Some of its active volcanoes are the highest on Earth: Chimborazo in Ecuador is 6310 m high, Sajama in Bolivia is 6542 m high, and Ojos del Salado on the Chile–Argentina border is the highest of all, 6880 m. But of greater tectonic significance is the absence of active volcanoes in parts of the Andes (Figures 5.1b, 5.2). This is due to the dip of the subducting oceanic Nazca Plate (Figure 5.3). Active volcanoes are present where the Nazca Plate dips into the mantle at a moderate angle of 30º, as it does in southern Colombia and northern Ecuador, beneath the Altiplano of southern Perú, southwestern Bolivia, northwestern Argentina, and northern Chile, and in the southern Andes of Chile and Argentina.
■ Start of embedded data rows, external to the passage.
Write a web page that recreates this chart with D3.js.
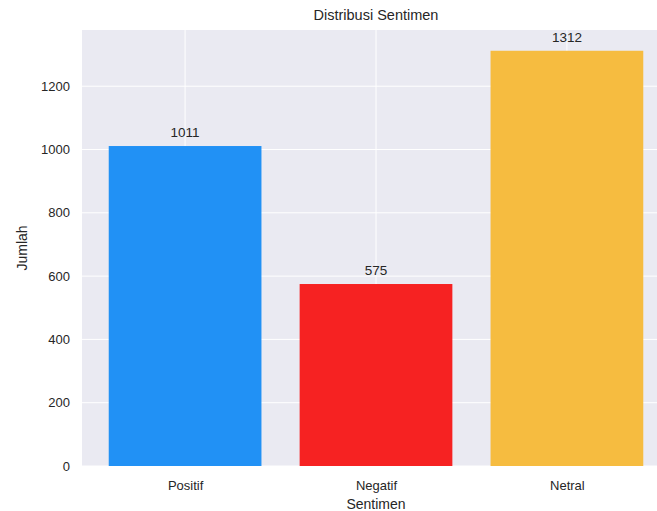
<!DOCTYPE html>
<html><head><meta charset="utf-8">
<script src="https://cdn.jsdelivr.net/npm/d3@7"></script>
<style>
html,body{margin:0;padding:0;background:#fff;overflow:hidden;}
text{font-family:"Liberation Sans",Arial,sans-serif;fill:#262626;}
</style></head>
<body><svg id="c" width="657" height="511"></svg>
<script>
const categories = ["Positif", "Negatif", "Netral"];
const counts = [1011, 575, 1312];
const barColors = ["#2191F5", "#F62222", "#F6BC40"];
const yTicks = [0, 200, 400, 600, 800, 1000, 1200];
const title = "Distribusi Sentimen";
const xLabel = "Sentimen";
const yLabel = "Jumlah";

const W = 657, H = 511;
const plot = {left: 82, top: 30, right: 670, bottom: 466};
const svg = d3.select("#c");

const x = d3.scaleLinear().domain([-0.54, 2.54]).range([plot.left, plot.right]);
const y = d3.scaleLinear().domain([0, d3.max(counts) * 1.05]).range([plot.bottom, plot.top]);

svg.append("rect").attr("x", plot.left).attr("y", plot.top)
  .attr("width", plot.right - plot.left).attr("height", plot.bottom - plot.top)
  .attr("fill", "#EAEAF2");

// grid
const g = svg.append("g");
g.selectAll("line.h").data(yTicks).join("line")
  .attr("x1", plot.left).attr("x2", plot.right)
  .attr("y1", d => y(d)).attr("y2", d => y(d))
  .attr("stroke", "#fff").attr("stroke-width", 1);
g.selectAll("line.v").data(categories).join("line")
  .attr("x1", (d, i) => x(i)).attr("x2", (d, i) => x(i))
  .attr("y1", plot.top).attr("y2", plot.bottom)
  .attr("stroke", "#fff").attr("stroke-width", 1);

// bars
svg.selectAll("rect.bar").data(counts).join("rect")
  .attr("class", "bar")
  .attr("x", (d, i) => x(i - 0.4))
  .attr("width", (d, i) => x(i + 0.4) - x(i - 0.4))
  .attr("y", d => y(d))
  .attr("height", d => y(0) - y(d))
  .attr("fill", (d, i) => barColors[i]);

// bar labels
svg.selectAll("text.val").data(counts).join("text")
  .attr("x", (d, i) => x(i)).attr("y", d => y(d) - 9)
  .attr("text-anchor", "middle").attr("font-size", "13.5px")
  .text(d => d);

// y axis
const yAxis = d3.axisLeft(y).tickValues(yTicks).tickFormat(d3.format("d")).tickSize(0).tickPadding(12);
const ya = svg.append("g").attr("transform", `translate(${plot.left},0)`).call(yAxis);
ya.select(".domain").remove();
ya.selectAll("text").attr("font-size", "13px").style("font-family", "Liberation Sans, Arial, sans-serif").attr("fill", "#262626");

// x axis
const xAxis = d3.axisBottom(x).tickValues(categories.map((c, i) => i)).tickFormat(i => categories[i]).tickSize(0).tickPadding(15);
const xa = svg.append("g").attr("transform", `translate(0,${plot.bottom})`).call(xAxis);
xa.select(".domain").remove();
xa.selectAll("text").attr("font-size", "13px").style("font-family", "Liberation Sans, Arial, sans-serif").attr("fill", "#262626");

// titles
const cx = (plot.left + plot.right) / 2;
svg.append("text").attr("x", cx).attr("y", 20).attr("text-anchor", "middle")
  .attr("font-size", "14.5px").text(title);
svg.append("text").attr("x", cx).attr("y", 509).attr("text-anchor", "middle")
  .attr("font-size", "14px").text(xLabel);
svg.append("text").attr("transform", `translate(27,${(plot.top + plot.bottom) / 2}) rotate(-90)`)
  .attr("text-anchor", "middle").attr("font-size", "14px").text(yLabel);
</script></body></html>
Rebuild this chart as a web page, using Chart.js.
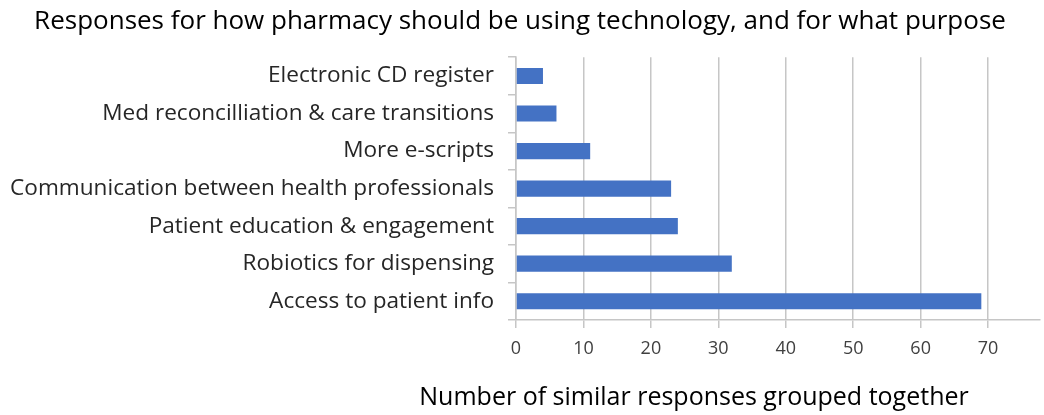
<!DOCTYPE html>
<html>
<head>
<meta charset="utf-8">
<script src="https://cdn.jsdelivr.net/npm/chart.js@4"></script>
<style>
  html, body { margin: 0; padding: 0; background: #fff; }
  #wrap { width: 1044px; height: 415px; }
</style>
</head>
<body>
<div id="wrap"><canvas id="c"></canvas></div>
<script>
const categories = [
    'Electronic CD register',
    'Med reconcilliation & care transitions',
    'More e-scripts',
    'Communication between health professionals',
    'Patient education & engagement',
    'Robiotics for dispensing',
    'Access to patient info'
];
const responses = [4, 6, 11, 23, 24, 32, 69];
const xTicks = [0, 10, 20, 30, 40, 50, 60, 70];
const xAxisTitle = 'Number of similar responses grouped together';

const gridGray = '#c6c6c6';
const fontFamily = '"Open Sans", Lato, sans-serif';

// x axis title sits left of the plot-area centre in the original, so draw it ourselves
const axisTitlePlugin = {
    id: 'axisTitle',
    afterDraw: function(chart) {
        var c = chart.ctx, area = chart.chartArea;
        c.save();
        c.font = '25px ' + fontFamily;
        c.fillStyle = '#000';
        c.textAlign = 'center';
        c.textBaseline = 'middle';
        c.fillText(xAxisTitle, (area.left + area.right) / 2 - 84, chart.height - 17);
        c.restore();
    }
};

var ctx = document.getElementById('c');

new Chart(ctx, {
    type: 'bar',
    data: {
        labels: categories,
        datasets: [{
            data: responses,
            backgroundColor: '#4472C4',
            borderWidth: 0,
            barPercentage: 0.43,
            categoryPercentage: 1
        }]
    },
    options: {
        indexAxis: 'y',
        responsive: true,
        maintainAspectRatio: false,
        animation: false,
        layout: { padding: { left: 0, right: 4, top: 0, bottom: 0 } },
        plugins: {
            legend: { display: false },
            tooltip: { enabled: false },
            title: {
                display: true,
                text: 'Responses for how pharmacy should be using technology, and for what purpose',
                color: '#000',
                font: { family: fontFamily, size: 26, weight: 'normal' },
                padding: { top: 6, bottom: 20 }
            }
        },
        scales: {
            x: {
                min: 0,
                max: 77.7,
                afterBuildTicks: function(scale) {
                    scale.ticks = xTicks.map(function(v) { return { value: v }; });
                },
                ticks: {
                    color: '#404040',
                    font: { family: fontFamily, size: 18 },
                    padding: 10,
                    maxRotation: 0
                },
                grid: {
                    color: gridGray,
                    lineWidth: 1.5,
                    tickLength: 8
                },
                border: { color: gridGray, width: 1.5 },
                afterFit: function(scale) { scale.height = 95; }
            },
            y: {
                ticks: {
                    color: '#262626',
                    font: { family: fontFamily, size: 22.6 },
                    padding: 14
                },
                grid: {
                    offset: true,
                    drawOnChartArea: false,
                    color: gridGray,
                    lineWidth: 1.5,
                    tickLength: 8
                },
                border: { color: gridGray, width: 1.5 },
                afterFit: function(scale) { scale.width = 516; }
            }
        }
    },
    plugins: [axisTitlePlugin]
});
</script>
</body>
</html>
Northern Perú between 4º S and 14º S and the Andes of Argentina and Chile between 27º S and 33º S are underlain by a subducting slab dipping 5º to 10º (flat-slab subduction) at depths greater than 80–100 km (Stauder, 1973; Barazangi and Isacks, 1976). These areas lack active volcanoes, and the active tectonics differs from the zones of normal subduction (Gutscher et al., 2000).